Apart from Venyukovia, other therapsids are mostly represented by dinocephalians, including the dubious predatory anteosaur Admetophoneus (possibly a synonym of Titanophoneus) and potentially Syodon (though it is uncertain the referred specimen comes from these deposits), as well as the tapinocephalians Deuterosaurus jubilaei and Ulemosaurus, although fragmentary remains of therocephalians have been identified. Other tetrapods include, Chalcosaurus (a lanthanosuchoid parareptile), early tetrapods such as the seymouriamorph Discosauriscus netschajevi and an unidentified gephyrostegid, while temnospondyls are known by the archegosauroid Platyoposaurus.

Numerous fossils from a wide variety of plants have also been discovered in the copper sandstones of the Kargaly Mines. These include spore-bearing plants like lycopods, horsetails such as Paracalamites, a Phyllotheca-like species, and trunks of the tree-like Calamites, as well as indeterminate ferns. Seed ferns are represented mostly by peltaspermaceans, including pinnate Permocallipteris and monopinnate Compsopteris leaf fronds, whereas the angaropeltacean Phylladoderma is rarer. Ginkgophytes are represented by the leaves Psygmophyllum, Kerpia, and Baiera, while conifers are known by Tylodendron shoots, Steirophyllum, and Cordaicarpus seeds.

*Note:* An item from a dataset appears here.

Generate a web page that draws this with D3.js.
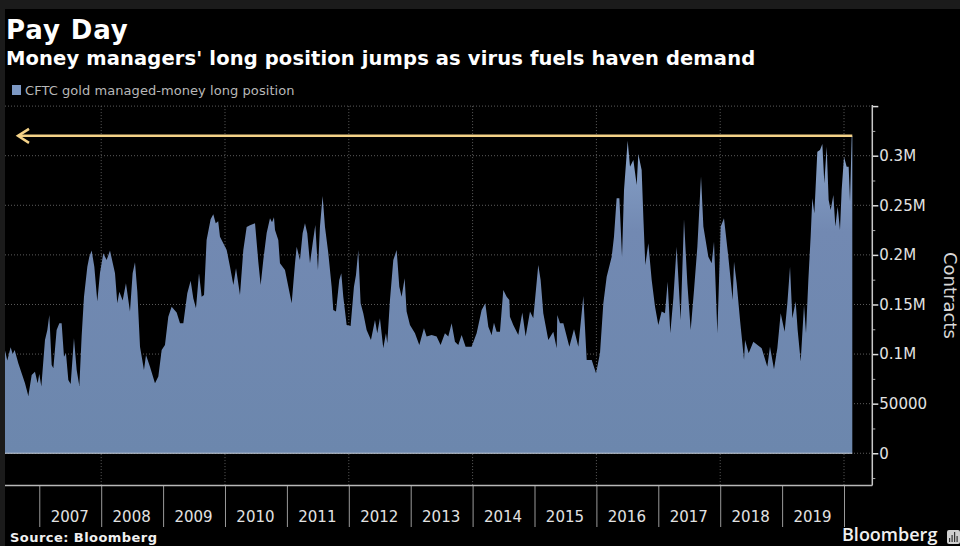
<!DOCTYPE html>
<html>
<head>
<meta charset="utf-8">
<script src="https://cdn.jsdelivr.net/npm/d3@7"></script>
<style>
  html, body { margin: 0; padding: 0; background: #000; overflow: hidden; }
  text { font-family: "DejaVu Sans", sans-serif; }
  .axis path { display: none; }
</style>
</head>
<body>
<div id="chart"></div>
<script>
// turning points of the weekly series (decimal year, thousand contracts)
var years = [
  2006.446,2006.483,2006.537,2006.570,2006.602,2006.661,2006.715,2006.769,2006.823,2006.877,2006.930,2006.973,
  2007.000,2007.033,2007.092,2007.130,2007.162,2007.200,2007.227,2007.280,2007.324,2007.361,2007.399,2007.431,
  2007.469,2007.507,2007.560,2007.604,2007.647,2007.684,2007.722,2007.776,2007.808,2007.846,2007.889,2007.937,2007.980,
  2008.034,2008.088,2008.142,2008.223,2008.260,2008.293,2008.347,2008.400,2008.465,2008.508,2008.546,2008.584,
  2008.627,2008.691,2008.724,2008.788,2008.869,2008.923,2008.977,
  2009.030,2009.084,2009.138,2009.219,2009.273,2009.327,2009.391,2009.445,2009.488,2009.531,2009.580,2009.623,
  2009.661,2009.703,2009.768,2009.811,2009.850,2009.890,2009.919,
  2010.027,2010.081,2010.135,2010.178,2010.242,2010.296,2010.350,2010.404,2010.485,2010.538,2010.576,2010.619,
  2010.673,2010.727,2010.760,2010.791,2010.808,2010.861,2010.888,2010.969,
  2011.077,2011.131,2011.158,2011.211,2011.254,2011.292,2011.329,2011.373,2011.416,2011.459,2011.502,2011.534,
  2011.577,2011.615,2011.669,2011.723,2011.749,2011.793,2011.846,2011.879,2011.911,2011.965,
  2012.029,2012.083,2012.116,2012.153,2012.191,2012.234,2012.288,2012.358,2012.423,2012.460,2012.503,2012.557,
  2012.600,2012.622,2012.665,2012.719,2012.773,2012.816,2012.853,2012.902,2012.934,2012.988,
  2013.069,2013.139,2013.214,2013.257,2013.338,2013.419,2013.483,2013.553,2013.607,2013.661,2013.715,2013.769,
  2013.823,2013.887,2013.984,
  2014.065,2014.146,2014.205,2014.254,2014.307,2014.345,2014.388,2014.442,2014.496,2014.550,2014.593,2014.603,
  2014.657,2014.738,2014.803,2014.857,2014.927,2014.980,
  2015.061,2015.099,2015.142,2015.223,2015.304,2015.358,2015.368,2015.412,2015.466,2015.563,2015.638,2015.708,
  2015.789,2015.843,2015.924,2015.994,
  2016.058,2016.112,2016.166,2016.247,2016.284,2016.327,2016.371,2016.414,2016.446,2016.505,2016.543,2016.597,
  2016.651,2016.677,2016.731,2016.758,2016.790,2016.839,2016.893,2016.947,
  2017.000,2017.054,2017.108,2017.151,2017.194,2017.243,2017.296,2017.361,2017.415,2017.469,2017.523,2017.577,
  2017.631,2017.690,2017.728,2017.808,2017.862,2017.900,2017.954,
  2018.008,2018.061,2018.131,2018.201,2018.223,2018.266,2018.320,2018.385,2018.401,2018.460,2018.535,2018.670,
  2018.761,2018.804,2018.869,2018.923,2018.977,
  2019.041,2019.085,2019.128,2019.165,2019.219,2019.251,2019.300,2019.354,2019.386,2019.424,2019.461,2019.488,
  2019.521,2019.569,2019.612,2019.650,2019.682,2019.720,2019.752,2019.785,2019.828,2019.860,2019.898,2019.935,2019.962,
  2020.000,2020.043,2020.075,2020.097,2020.124,2020.134
];
var longPosition = [
  103.5,93.4,106.8,100.1,104.1,90.7,80.6,70.5,57.8,78.9,82.3,70.5,
  79.9,67.2,114.2,124.3,139.4,89.0,85.7,124.3,131,131,97.4,100.8,
  73.9,69.9,115.9,84,67.8,117.6,157.9,188.1,198.2,204.3,188.1,152.9,181.4,
  201.6,194.9,204.3,181.4,151.2,162.9,153.9,171.3,142.8,181.4,192.5,162.9,
  107.5,84,99.1,87.3,70.5,77.3,104.1,
  109.2,137.7,147.8,141.8,131,131,161.3,174,156.2,146.1,181.4,157.9,
  159.6,215,236,241,232,234,218.4,
  205,188.1,169.7,186.5,159.6,205,228,230,232,193.2,169.7,194.9,
  222,237,233,238,225,215,191.5,184.8,
  151.2,191.5,208.3,194.8,221.7,231.8,221.7,191.5,211.6,230.1,184.8,228.4,
  259.4,228.4,201.6,168,144.4,142.8,174.7,181.4,157.9,129.3,
  128.3,168,179.7,204.9,151.2,141.1,124.3,114.2,134.4,120.9,136,105.8,
  120.9,110.8,154.5,194.8,204.9,168,157.9,176.4,142.8,129.3,
  120.9,109.2,126,117.6,119.2,117.6,109.2,120.9,117.6,131,112.5,109.2,
  119.2,107.5,107.5,
  120.9,144.4,151.2,127.6,119.2,131.7,122.6,122.6,164.6,157.9,154.5,137.7,
  129.3,119.2,141.8,117.6,142.8,136,
  189.8,174.7,141.1,114.2,122.6,105.8,139.4,131,131,107.5,125,107.5,
  158.6,94.1,94.1,80.6,
  100.8,151.2,178,198.2,218.4,257,257,198.2,265.4,315.1,288.9,295.7,
  270.5,301.7,285.6,238.5,189.8,211.7,174.7,147.8,
  129.3,142.8,141.1,173,120.9,156.2,208.3,134.4,235.9,171.3,124.3,164.6,
  208.3,278.9,228.5,198.2,191.5,213.3,120.9,
  228.5,236.9,198.2,154.5,193.2,171.3,134.4,94.1,114.2,100.8,112.5,105.8,
  87.3,107.5,84.6,105.8,141.1,
  122.6,151.2,188.1,136.1,152.9,124.3,92.4,149.5,120.9,174.7,218.4,257,
  241.9,304.1,305.7,311.8,272.1,309.1,255.3,245.3,260.4,228.5,248.6,225.1,265.4,
  299,288.9,288.9,253.7,319.2,320
];
var yearTicks = [2007, 2008, 2009, 2010, 2011, 2012, 2013, 2014, 2015, 2016, 2017, 2018, 2019, 2020];
var gridYears = [2008, 2010, 2012, 2014, 2016, 2018, 2020];
var yMajor = [0, 50000, 100000, 150000, 200000, 250000, 300000, 350000];
var yLabels = ['0', '50000', '0.1M', '0.15M', '0.2M', '0.25M', '0.3M', ''];
var yMinor = [-25000, 25000, 75000, 125000, 175000, 225000, 275000, 325000];
var peakLevel = 320000;

var width = 960;
var height = 546;

var svg = d3.select('#chart').append('svg')
    .attr('width', width)
    .attr('height', height)
    .style('display', 'block');

// dark frame of the screenshot
svg.append('rect').attr('width', width).attr('height', height).attr('fill', '#000');
svg.append('rect').attr('width', width).attr('height', 9).attr('fill', '#1b1b1b');
svg.append('rect').attr('width', 5).attr('height', height).attr('fill', '#1b1b1b');

var x = d3.scaleLinear().domain([2006.446, 2020.457]).range([5, 872.3]);
var y = d3.scaleLinear().domain([-32500, 350000]).range([485.5, 106.1]);

var defs = svg.append('defs');
var grad = defs.append('linearGradient')
    .attr('id', 'areaFill')
    .attr('gradientUnits', 'userSpaceOnUse')
    .attr('x1', 0).attr('x2', 0)
    .attr('y1', y(320000)).attr('y2', y(0));
grad.append('stop').attr('offset', '0%').attr('stop-color', '#89a4ca');
grad.append('stop').attr('offset', '30%').attr('stop-color', '#7289b2');
grad.append('stop').attr('offset', '100%').attr('stop-color', '#6c87ad');

// grid sits behind the area
svg.append('g').selectAll('line')
    .data(yMajor).enter()
  .append('line')
    .attr('x1', 5).attr('x2', x.range()[1])
    .attr('y1', y).attr('y2', y)
    .attr('stroke', '#5c5c5c')
    .attr('stroke-dasharray', '1,2');
svg.append('g').selectAll('line')
    .data(gridYears).enter()
  .append('line')
    .attr('x1', x).attr('x2', x)
    .attr('y1', y(350000)).attr('y2', y.range()[0])
    .attr('stroke', '#5c5c5c')
    .attr('stroke-dasharray', '1,2');

var points = d3.zip(years, longPosition);
var area = d3.area()
    .x(function(d) { return x(d[0]); })
    .y0(y(0))
    .y1(function(d) { return y(d[1] * 1000); });
svg.append('path').datum(points)
    .attr('d', area)
    .attr('fill', 'url(#areaFill)');
svg.append('line')
    .attr('x1', x(years[0])).attr('x2', x(years[years.length - 1]))
    .attr('y1', y(0)).attr('y2', y(0))
    .attr('stroke', '#c4ccd8');

// peak marker with its arrow to the left
var arrowY = y(peakLevel);
var tipX = 18;
svg.append('line')
    .attr('x1', tipX).attr('x2', x(years[years.length - 1]))
    .attr('y1', arrowY).attr('y2', arrowY)
    .attr('stroke', '#f4d288').attr('stroke-width', 2.5);
svg.append('path')
    .attr('d', d3.line()([[tipX + 11, arrowY - 7], [tipX, arrowY], [tipX + 11, arrowY + 7]]))
    .attr('fill', 'none')
    .attr('stroke', '#f4d288').attr('stroke-width', 2.5);

// right axis
var yAxis = d3.axisRight(y)
    .tickValues(yMajor)
    .tickSize(6)
    .tickPadding(1)
    .tickFormat(function(d, i) { return yLabels[i]; });
var yG = svg.append('g')
    .attr('class', 'axis')
    .attr('transform', 'translate(' + x.range()[1] + ',0)')
    .call(yAxis);
yG.selectAll('line').attr('stroke', '#ddd').attr('stroke-width', 1.5);
yG.selectAll('text')
    .attr('fill', '#e2e2e2')
    .style('font-family', '"DejaVu Sans", sans-serif')
    .style('font-size', '15px');
var yMinorG = svg.append('g')
    .attr('class', 'axis')
    .attr('transform', 'translate(' + x.range()[1] + ',0)')
    .call(d3.axisRight(y).tickValues(yMinor).tickSize(3).tickFormat(''));
yMinorG.selectAll('line').attr('stroke', '#aaa');
svg.append('line')
    .attr('x1', x.range()[1]).attr('x2', x.range()[1])
    .attr('y1', y(350000) - 1).attr('y2', y.range()[0])
    .attr('stroke', '#c8c8c8').attr('stroke-width', 1.5);

// bottom axis, long ticks between the year labels
var xAxis = d3.axisBottom(x)
    .tickValues(yearTicks)
    .tickSize(41.5)
    .tickFormat('');
var xG = svg.append('g')
    .attr('class', 'axis')
    .attr('transform', 'translate(0,' + y.range()[0] + ')')
    .call(xAxis);
xG.selectAll('line').attr('stroke', '#9a9a9a');
svg.append('line')
    .attr('x1', 5).attr('x2', x.range()[1])
    .attr('y1', y.range()[0]).attr('y2', y.range()[0])
    .attr('stroke', '#b8b8b8').attr('stroke-width', 1.5);
svg.append('g').selectAll('text')
    .data(yearTicks.slice(0, -1)).enter()
  .append('text')
    .attr('x', function(d) { return x(d + 0.5) - 0.5; })
    .attr('y', 522)
    .attr('text-anchor', 'middle')
    .attr('fill', '#e2e2e2')
    .style('font-size', '15px')
    .text(function(d) { return d; });

// titles and legend
svg.append('text')
    .attr('x', 6).attr('y', 39)
    .attr('fill', '#fff')
    .style('font-size', '26px')
    .style('font-weight', 'bold')
    .style('letter-spacing', '0.9px')
    .text('Pay Day');
svg.append('text')
    .attr('x', 6).attr('y', 65)
    .attr('fill', '#fff')
    .style('font-size', '19.5px')
    .style('font-weight', 'bold')
    .style('letter-spacing', '0.14px')
    .text("Money managers' long position jumps as virus fuels haven demand");
svg.append('rect')
    .attr('x', 12).attr('y', 85)
    .attr('width', 9).attr('height', 10)
    .attr('fill', '#7d98c4');
svg.append('text')
    .attr('x', 25).attr('y', 95)
    .attr('fill', '#b8b8b8')
    .style('font-size', '13px')
    .style('letter-spacing', '0.06px')
    .text('CFTC gold managed-money long position');

svg.append('text')
    .attr('transform', 'translate(944,252) rotate(90)')
    .attr('fill', '#d8d8d8')
    .style('font-size', '18px')
    .text('Contracts');

svg.append('text')
    .attr('x', 10).attr('y', 542)
    .attr('fill', '#f0f0f0')
    .style('font-size', '13px')
    .style('font-weight', 'bold')
    .style('letter-spacing', '0.45px')
    .text('Source: Bloomberg');
svg.append('text')
    .attr('x', 842).attr('y', 541)
    .attr('fill', '#f0f0f0')
    .style('font-size', '18px')
    .style('font-family', '"Open Sans", sans-serif')
    .style('font-weight', '600')
    .text('Bloomberg');

// small logo square next to the wordmark
svg.append('rect')
    .attr('x', 947).attr('y', 530)
    .attr('width', 13).attr('height', 14)
    .attr('rx', 2)
    .attr('fill', '#cfcfcf');
svg.append('g').selectAll('rect')
    .data([4, 7, 10, 6]).enter()
  .append('rect')
    .attr('x', function(d, i) { return 949 + i * 2.5; })
    .attr('y', function(d) { return 542 - d; })
    .attr('width', 1.2)
    .attr('height', function(d) { return d; })
    .attr('fill', '#333');
</script>
</body>
</html>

From the sedimentology of the deposits, the locality has been interpreted as being located near the foothills of the Paleo-Urals, with abundant vegetation growing around high-energy streams with heavy run-off from the western slopes of mountains. The forests were dominated by conifers and ginkgophytes, with an undergrowth of ferns and seed ferns and horsetails along the riverbanks.